Other strategies to reduce intracranial pressure in patients that are anesthetized include ensuring that the jugular veins are not occluded because occlusion could prevent blood from leaving the brain, maintaining adequate oxygenation, and ensuring that blood pressure is adequate. Finally, ensuring a smooth anesthetic recovery is vital, as emergence excitement or pain can lead to an increase in sympathetic stimulation and a subsequent increase in intracranial pressure. This can be accomplished by providing adequate perioperative analgesics, allowing recovery in a low-stimulus environment, and administering small doses of an opioid, benzodiazepine, or other hypnotic agent if emergence delirium appears to be occurring.

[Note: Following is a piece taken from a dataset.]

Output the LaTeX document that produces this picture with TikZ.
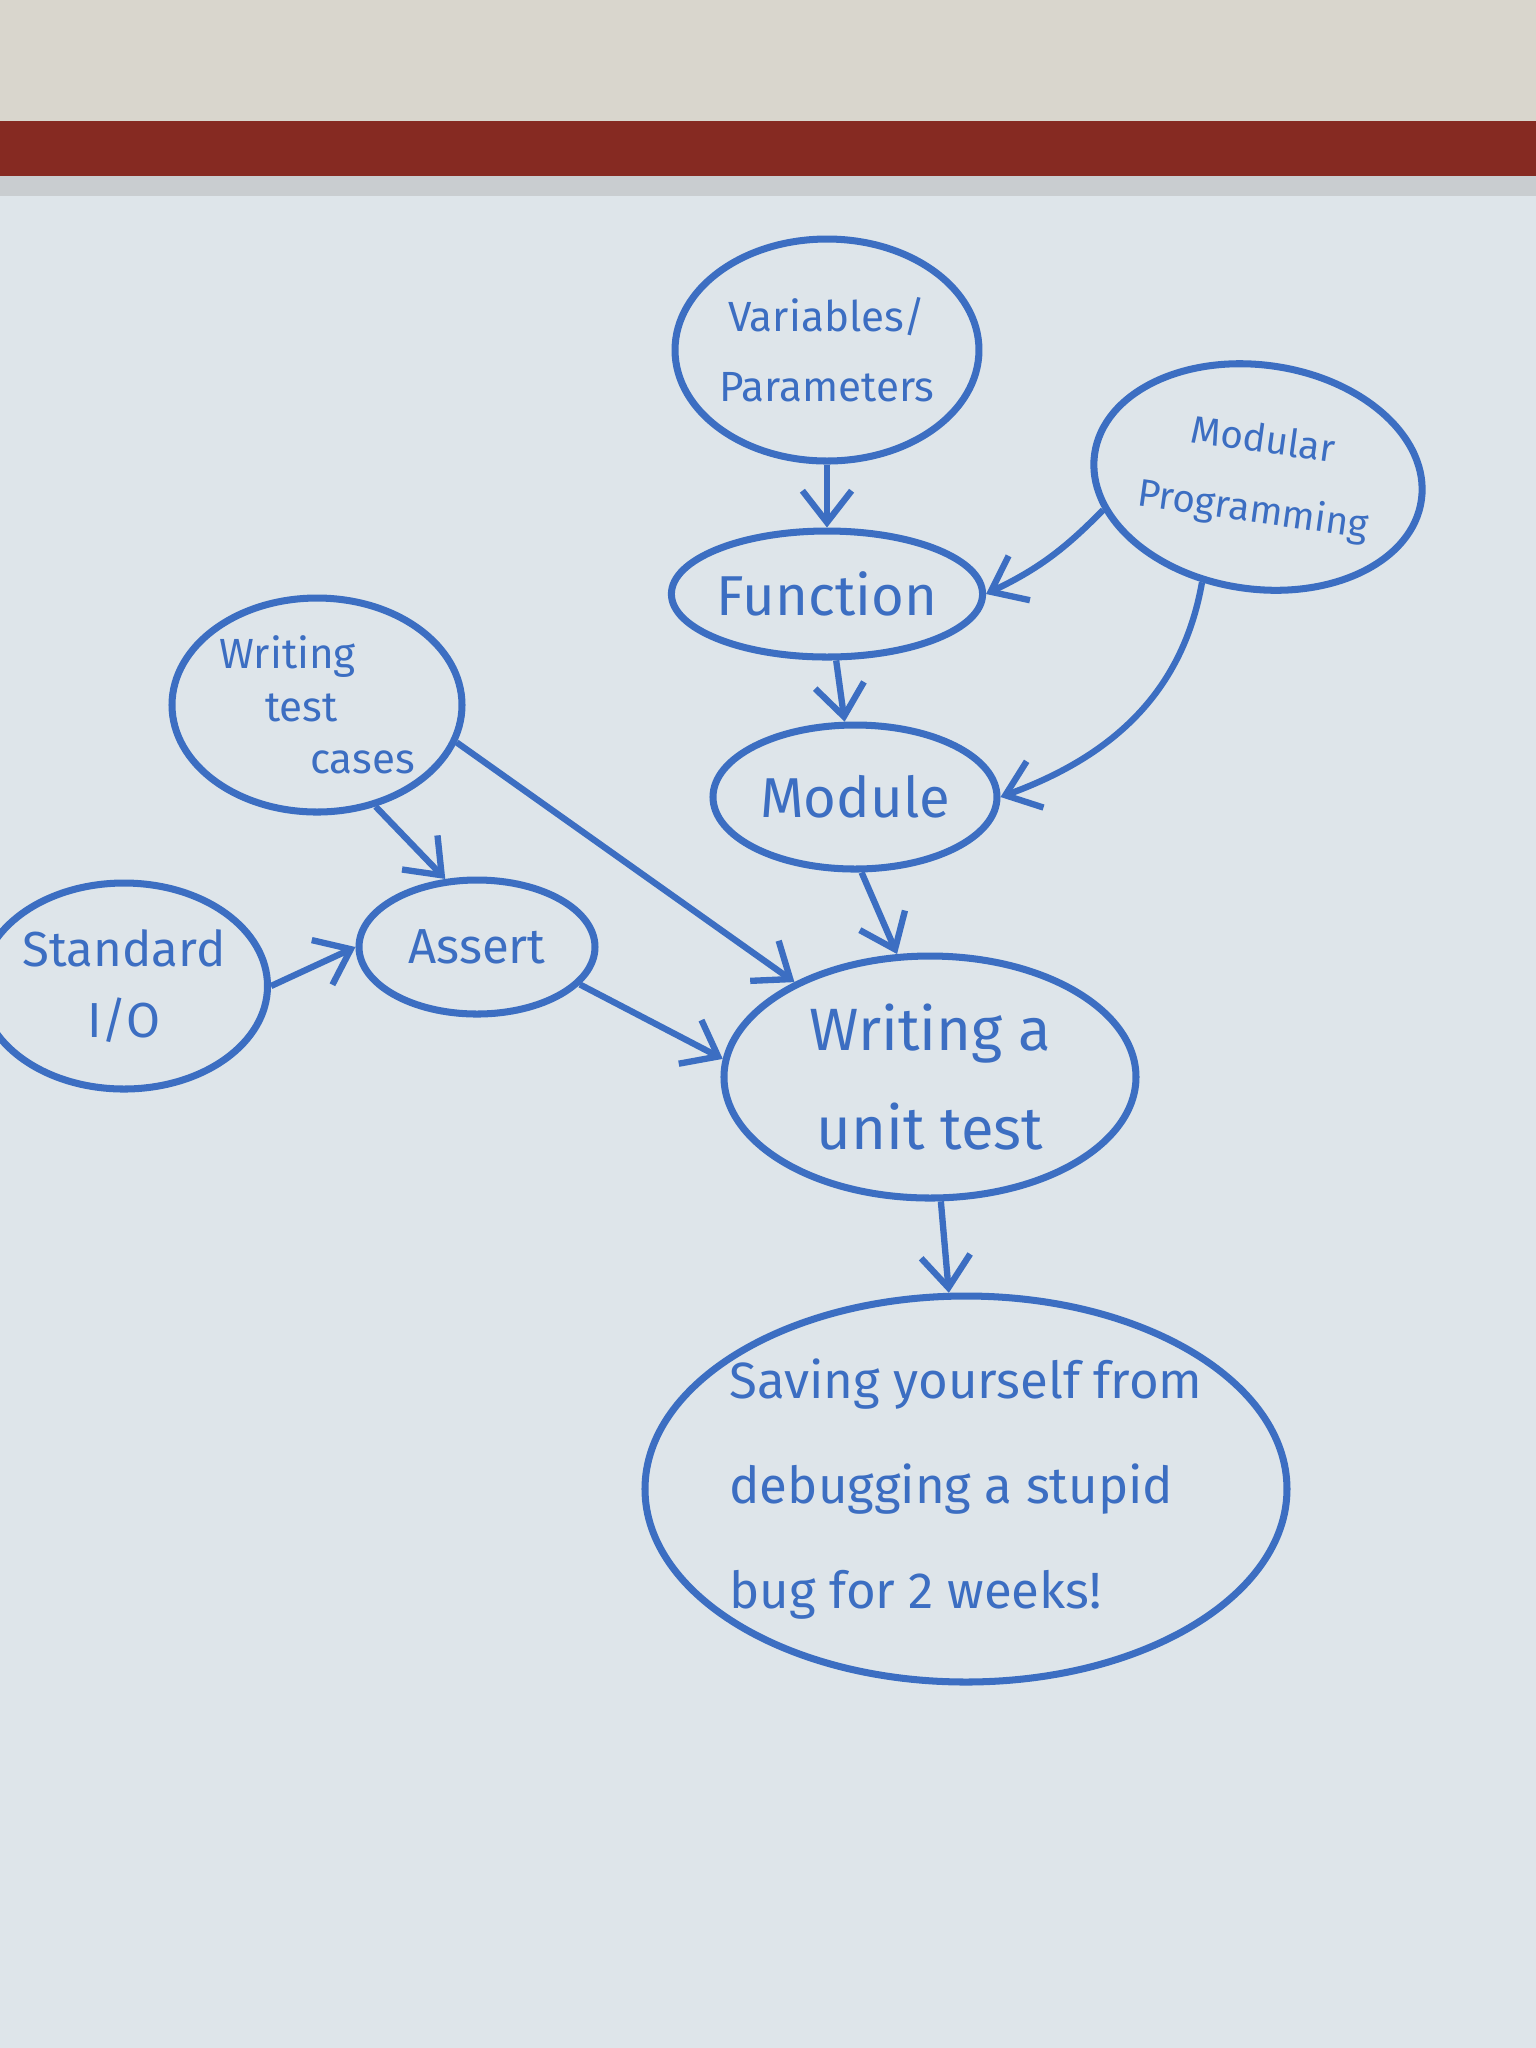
\documentclass[tikz,border=0pt]{standalone}
\usepackage{fontspec}
\setmainfont{Fira Sans}
\usetikzlibrary{shapes.geometric,arrows.meta}
\definecolor{marker}{HTML}{3C6EC2}
\definecolor{board}{HTML}{DEE5EA}
\definecolor{wall}{HTML}{D9D6CD}
\definecolor{rail}{HTML}{862A22}
\definecolor{metal}{HTML}{C9CDD0}

\begin{document}
\begin{tikzpicture}[
    bubble/.style={draw=marker, ellipse, line width=2pt, text=marker, inner sep=0pt, align=center},
    link/.style={draw=marker, line width=1.8pt, -{Straight Barb[length=9pt,width=14pt]}}
  ]
  \useasboundingbox (0,0) rectangle (15.36,-20.48);

  % wall, rail and board
  \fill[wall] (0,0) rectangle (15.36,-1.21);
  \fill[rail] (0,-1.21) rectangle (15.36,-1.76);
  \fill[metal] (0,-1.76) rectangle (15.36,-1.96);
  \fill[board] (0,-1.96) rectangle (15.36,-20.48);

  % upper chain
  \node[bubble, minimum width=2.74cm, minimum height=2.22cm, font=\fontsize{12}{20}\selectfont]
    (var) at (8.27,-3.50) {Variables/\\Parameters};
  \node[bubble, minimum width=3.30cm, minimum height=2.24cm, font=\fontsize{11}{20}\selectfont, rotate=-8]
    (modprog) at (12.58,-4.77) {Modular\\Programming};
  \node[bubble, minimum width=2.76cm, minimum height=1.26cm, font=\fontsize{16}{20}\selectfont]
    (func) at (8.27,-5.94) {Function};
  \node[bubble, minimum width=2.84cm, minimum height=1.44cm, font=\fontsize{16}{20}\selectfont]
    (module) at (8.55,-7.97) {Module};

  % left side
  \node[bubble, minimum width=2.90cm, minimum height=2.14cm, font=\fontsize{12}{15}\selectfont, align=left]
    (cases) at (3.17,-7.05) {Writing\\\hspace*{0.46cm}test\\\hspace*{0.91cm}cases};
  \node[bubble, minimum width=2.36cm, minimum height=1.34cm, font=\fontsize{14}{18}\selectfont]
    (assert) at (4.77,-9.47) {Assert};
  \node[bubble, minimum width=2.54cm, minimum height=2.06cm, font=\fontsize{14}{20}\selectfont]
    (stdio) at (1.24,-9.86) {Standard\\I/O};

  % bottom
  \node[bubble, minimum width=4.12cm, minimum height=2.42cm, font=\fontsize{17}{28}\selectfont]
    (unit) at (9.30,-10.77) {Writing a\\unit test};
  \node[bubble, minimum width=6.42cm, minimum height=3.86cm, inner xsep=-0.4cm, inner ysep=-0.3cm,
    font=\fontsize{14.5}{30}\selectfont, align=left]
    (saving) at (9.66,-14.89) {Saving yourself from\\debugging a stupid\\bug for 2 weeks!};

  \draw[link] (var) -- (func);
  \draw[link] (modprog.200) to[bend left=10] (func.east);
  \draw[link] (modprog.250) to[out=-100,in=20] (module.east);
  \draw[link] (func) -- (module);
  \draw[link] (module.-85) -- (unit.105);
  \draw[link] (cases.-60) -- (assert.115);
  \draw[link] (cases.-15) -- (unit.145);
  \draw[link] (stdio.east) -- (assert.west);
  \draw[link] (assert.-20) -- (unit.175);
  \draw[link] (unit) -- (saving);
\end{tikzpicture}
\end{document}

In the dog described in the present report, there was no clear indication of the inciting cause for the acute open brain herniation, although herniation occurred just after removal of the mass. Actions taken to reverse the herniation included removal of any potential contributing factors (ie, discontinuing inhalant anesthesia, decreasing PaCO₂, and ensuring that the jugular veins were not occluded) and direct measures to reverse brain swelling (ie, IV administration of a hyperosmolar agent and topical administration of cold saline solution). When the potential outcome of an anesthetic complication is disastrous, a multiple treatment approach is beneficial.